The Court concludes that Plaintiffs have not demonstrated a likelihood of success on the merits of their APA challenges to ATF's Final Rule. With this determination, Plaintiffs' motion for a preliminary injunction will be denied. Defendants concede that Plaintiffs will suffer irreparable harm without an injunction. (Pl. Resp. at 27 n.16 PageID. 279.) The two remaining factors *834do not weigh heavily in favor of Plaintiffs, if at all. Congress restricts access to machine guns because of the threat the weapons pose to public safety.5 Restrictions on bump stocks advance the same interest. All of the public is at risk, including the smaller number of bump stock owners.

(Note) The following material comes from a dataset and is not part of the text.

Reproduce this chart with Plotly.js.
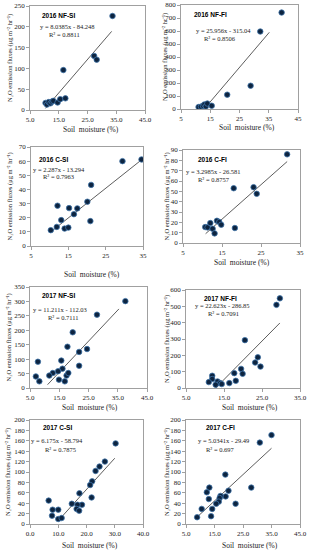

Most of Plaintiffs' arguments on the final two elements are merely extensions of the first and second elements of a preliminary injunction. Plaintiffs identify the adverse impact on the liberty and property interests of bump-stock owners as supporting the public's interest in a preliminary injunction. The property interest identified overlaps completely with the second element for a preliminary injunction, irreparable harm. Plaintiffs contend that the Final Rule jeopardizes a bump-stock owner's right to bear arms. That assertion overlaps with the merits element; Plaintiffs' assume bump stocks are protected by the right to bear arms. At least one circuit court, post Heller , has found that machine guns are not protected bearable arms under the Second Amendment. Hollis v. Lynch , 827 F.3d 436, 451 (5th Cir. 2016). Plaintiffs also assert that the public has an interest in the proper exercise of legislative power and that the Final Rule exceeds ATF's statutory authority. Again, that interest overlaps entirely with the merits of Plaintiffs' claim.
Accordingly, the balance of the four factors weighs against Plaintiffs and the Court declines to issue a preliminary injunction.
ORDER
For the reasons provided in the accompanying Opinion, Plaintiffs' motion for a preliminary injunction (ECF No. 9) is DENIED.
IT IS SO ORDERED.
As of the date of this Opinion, Westlaw had not yet included page numbers to Judge Friedrich's decision. Where necessary, this Court cites to the page numbers in the slip opinion.
The Sixth Circuit recently described the status of Chevron as "already-questionable," Arangure , 911 F.3d at 338, and noted that "[m]any members of the Supreme Court have called Chevron into question, id. at n.3.
In Guedes , Judge Friedrich discusses "the familiar Chevron framework," 356 F.Supp.3d at 126, and then applied Chevron, id. at 18-25, 104 S.Ct. 2778. In Aposhian , Judge Parris found that the Final Rule was "interpretive" 2019 WL 1227934, at *3, and concluded that the Final Rule reached the "best interpretation, Id. at *4 and *5.
For one of its arguments, Plaintiffs contend the new interpretation is arbitrary and capricious because it will allow semiautomatic weapons to be classified as machine guns. In this section, II(E), Plaintiffs pose at least eight rhetorical questions. Many of the questions assume that one person owns both a semiautomatic weapon and a bump stock. But, after March 26, no one is supposed to own a bump stock. Therefore, the premise of those questions is flawed. Plaintiffs also asks whether future administrations might ban semiautomatic weapons. Plaintiffs have advanced a "slippery slope," a logical fallacy that avoids the question presented and shifts to a more extreme hypothetical.
ATF did not "waive" this justification in the Final Rule. ATF made several references to public safety as a justification for the interpretation in the portion of the Final Rule addressing the public's comments. See 83 Fed. Reg. at 66520 and 66529.